WHAT IS NEEDED:
Only the lines from the beginning of the entries through the one with "0.98, 0.0, 0.0]" should be written out, please, exactly and without any pictures.

EXCERPTED RECORDS:
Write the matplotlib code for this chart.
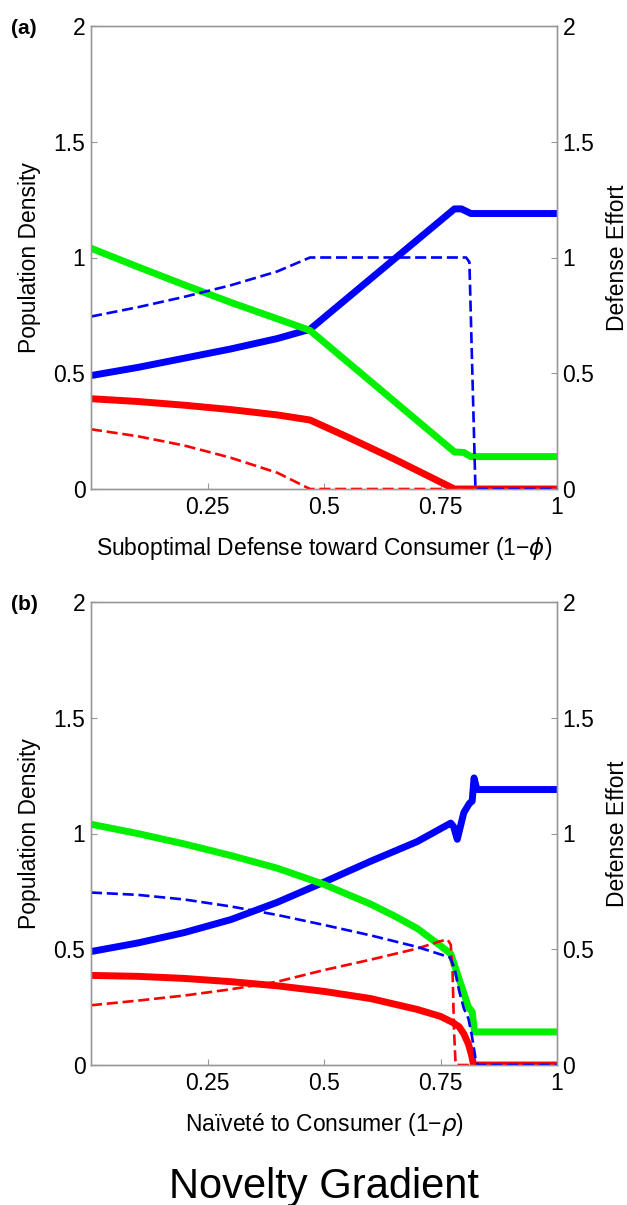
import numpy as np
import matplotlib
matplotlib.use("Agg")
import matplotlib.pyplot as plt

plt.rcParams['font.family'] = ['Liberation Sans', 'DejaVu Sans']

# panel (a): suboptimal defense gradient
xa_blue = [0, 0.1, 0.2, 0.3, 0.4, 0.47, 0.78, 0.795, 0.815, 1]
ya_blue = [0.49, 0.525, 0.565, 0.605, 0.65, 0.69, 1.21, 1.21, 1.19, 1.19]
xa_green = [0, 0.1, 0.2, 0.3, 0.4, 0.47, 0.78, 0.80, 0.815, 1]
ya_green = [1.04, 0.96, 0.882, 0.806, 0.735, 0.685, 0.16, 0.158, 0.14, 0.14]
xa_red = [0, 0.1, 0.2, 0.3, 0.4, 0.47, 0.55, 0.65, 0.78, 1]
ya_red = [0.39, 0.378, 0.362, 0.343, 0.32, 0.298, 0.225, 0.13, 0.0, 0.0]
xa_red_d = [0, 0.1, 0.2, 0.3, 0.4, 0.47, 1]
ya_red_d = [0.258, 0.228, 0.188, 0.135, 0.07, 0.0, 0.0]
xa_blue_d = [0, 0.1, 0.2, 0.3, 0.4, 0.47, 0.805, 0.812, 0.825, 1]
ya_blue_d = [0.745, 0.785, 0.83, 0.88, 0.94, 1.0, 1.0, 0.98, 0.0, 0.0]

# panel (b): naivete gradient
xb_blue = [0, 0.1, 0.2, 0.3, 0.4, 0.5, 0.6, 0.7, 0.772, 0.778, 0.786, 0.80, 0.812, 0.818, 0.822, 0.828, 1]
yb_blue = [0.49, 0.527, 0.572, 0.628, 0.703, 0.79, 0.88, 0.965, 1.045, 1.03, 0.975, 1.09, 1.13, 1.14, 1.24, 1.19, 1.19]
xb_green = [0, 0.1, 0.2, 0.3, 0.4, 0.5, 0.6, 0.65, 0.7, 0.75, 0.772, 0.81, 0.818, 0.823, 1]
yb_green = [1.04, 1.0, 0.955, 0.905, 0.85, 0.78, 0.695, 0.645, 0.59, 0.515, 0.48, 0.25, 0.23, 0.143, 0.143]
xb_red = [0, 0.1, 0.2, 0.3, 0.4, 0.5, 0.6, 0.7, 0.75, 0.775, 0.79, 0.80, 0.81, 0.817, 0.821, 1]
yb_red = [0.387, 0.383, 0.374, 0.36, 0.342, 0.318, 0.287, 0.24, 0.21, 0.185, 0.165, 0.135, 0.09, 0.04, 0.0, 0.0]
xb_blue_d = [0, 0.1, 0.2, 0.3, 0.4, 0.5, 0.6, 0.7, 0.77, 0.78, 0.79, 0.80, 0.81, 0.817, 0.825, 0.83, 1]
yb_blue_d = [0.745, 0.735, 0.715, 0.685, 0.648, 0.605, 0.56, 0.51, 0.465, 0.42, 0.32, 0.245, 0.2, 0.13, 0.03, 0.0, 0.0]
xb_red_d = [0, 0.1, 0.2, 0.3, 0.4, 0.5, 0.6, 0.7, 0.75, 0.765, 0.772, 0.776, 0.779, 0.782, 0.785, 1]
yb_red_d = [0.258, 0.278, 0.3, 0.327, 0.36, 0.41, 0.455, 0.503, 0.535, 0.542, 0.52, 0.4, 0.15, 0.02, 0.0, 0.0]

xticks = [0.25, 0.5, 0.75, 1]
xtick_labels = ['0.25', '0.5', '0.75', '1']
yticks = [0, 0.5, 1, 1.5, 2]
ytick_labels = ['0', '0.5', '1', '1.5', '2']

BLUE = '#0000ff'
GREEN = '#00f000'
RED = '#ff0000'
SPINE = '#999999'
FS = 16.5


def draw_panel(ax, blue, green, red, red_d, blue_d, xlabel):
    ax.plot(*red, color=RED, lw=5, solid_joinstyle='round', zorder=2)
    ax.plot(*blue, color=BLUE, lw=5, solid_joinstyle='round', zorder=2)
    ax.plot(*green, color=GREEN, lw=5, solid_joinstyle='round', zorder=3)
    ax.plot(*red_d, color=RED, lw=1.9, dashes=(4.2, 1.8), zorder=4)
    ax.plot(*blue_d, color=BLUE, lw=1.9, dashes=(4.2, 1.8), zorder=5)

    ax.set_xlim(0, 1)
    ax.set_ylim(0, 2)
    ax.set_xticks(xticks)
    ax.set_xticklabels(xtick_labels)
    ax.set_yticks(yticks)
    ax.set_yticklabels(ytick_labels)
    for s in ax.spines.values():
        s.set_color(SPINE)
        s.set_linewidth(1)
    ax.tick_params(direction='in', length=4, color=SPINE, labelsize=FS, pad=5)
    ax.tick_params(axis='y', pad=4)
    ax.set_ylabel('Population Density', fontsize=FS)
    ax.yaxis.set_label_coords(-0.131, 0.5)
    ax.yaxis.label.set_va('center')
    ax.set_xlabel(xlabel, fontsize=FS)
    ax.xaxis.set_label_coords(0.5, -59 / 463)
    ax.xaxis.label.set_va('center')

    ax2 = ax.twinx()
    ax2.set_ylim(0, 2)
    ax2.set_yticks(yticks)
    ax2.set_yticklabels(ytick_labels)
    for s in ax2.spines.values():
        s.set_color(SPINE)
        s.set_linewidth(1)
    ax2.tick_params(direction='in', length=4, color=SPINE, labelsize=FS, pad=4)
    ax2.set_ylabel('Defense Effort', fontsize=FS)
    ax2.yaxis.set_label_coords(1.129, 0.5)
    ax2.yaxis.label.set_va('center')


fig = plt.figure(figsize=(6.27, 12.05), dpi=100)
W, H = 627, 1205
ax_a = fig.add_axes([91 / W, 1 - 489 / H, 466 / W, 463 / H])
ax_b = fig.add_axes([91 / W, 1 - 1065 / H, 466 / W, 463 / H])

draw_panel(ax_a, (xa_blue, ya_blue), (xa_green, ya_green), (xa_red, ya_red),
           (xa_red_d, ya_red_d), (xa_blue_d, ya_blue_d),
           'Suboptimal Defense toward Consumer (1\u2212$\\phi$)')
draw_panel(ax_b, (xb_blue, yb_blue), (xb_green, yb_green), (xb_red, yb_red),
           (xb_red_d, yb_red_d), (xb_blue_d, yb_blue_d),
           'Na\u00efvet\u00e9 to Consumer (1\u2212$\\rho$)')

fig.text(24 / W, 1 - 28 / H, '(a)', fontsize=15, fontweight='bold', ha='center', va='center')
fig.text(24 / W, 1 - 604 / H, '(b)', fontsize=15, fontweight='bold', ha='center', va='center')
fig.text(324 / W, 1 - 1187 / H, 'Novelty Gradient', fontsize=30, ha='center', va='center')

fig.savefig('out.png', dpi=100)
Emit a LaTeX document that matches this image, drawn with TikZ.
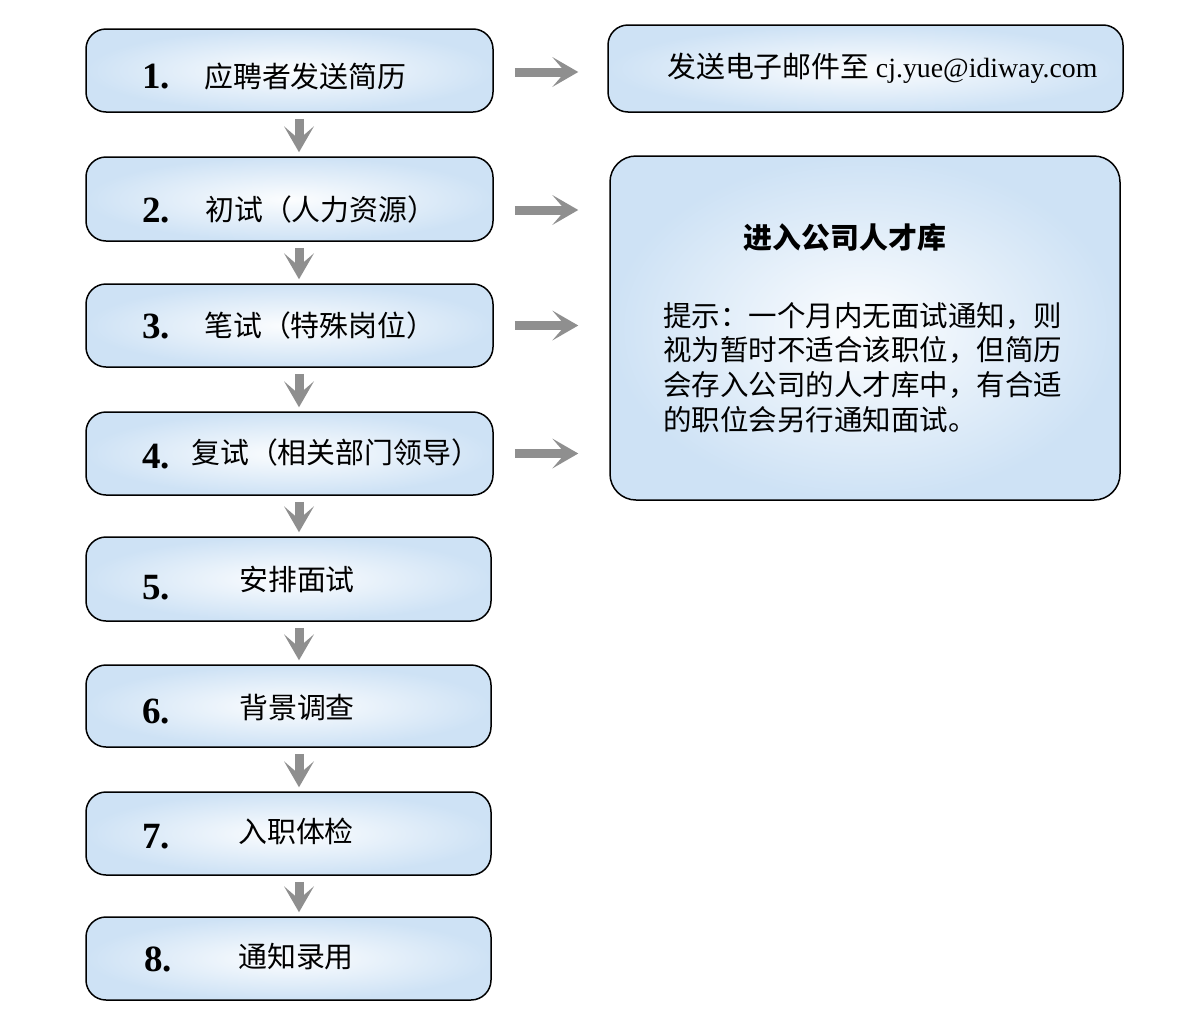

SOLUTION TO THE PROBLEM:
Write the matplotlib code for this chart.
import numpy as np
import matplotlib
matplotlib.use("Agg")
import matplotlib.pyplot as plt

plt.rcParams['font.family'] = ['Liberation Sans', 'DejaVu Sans']

# panel (a): suboptimal defense gradient
xa_blue = [0, 0.1, 0.2, 0.3, 0.4, 0.47, 0.78, 0.795, 0.815, 1]
ya_blue = [0.49, 0.525, 0.565, 0.605, 0.65, 0.69, 1.21, 1.21, 1.19, 1.19]
xa_green = [0, 0.1, 0.2, 0.3, 0.4, 0.47, 0.78, 0.80, 0.815, 1]
ya_green = [1.04, 0.96, 0.882, 0.806, 0.735, 0.685, 0.16, 0.158, 0.14, 0.14]
xa_red = [0, 0.1, 0.2, 0.3, 0.4, 0.47, 0.55, 0.65, 0.78, 1]
ya_red = [0.39, 0.378, 0.362, 0.343, 0.32, 0.298, 0.225, 0.13, 0.0, 0.0]
xa_red_d = [0, 0.1, 0.2, 0.3, 0.4, 0.47, 1]
ya_red_d = [0.258, 0.228, 0.188, 0.135, 0.07, 0.0, 0.0]
xa_blue_d = [0, 0.1, 0.2, 0.3, 0.4, 0.47, 0.805, 0.812, 0.825, 1]
ya_blue_d = [0.745, 0.785, 0.83, 0.88, 0.94, 1.0, 1.0, 0.98, 0.0, 0.0]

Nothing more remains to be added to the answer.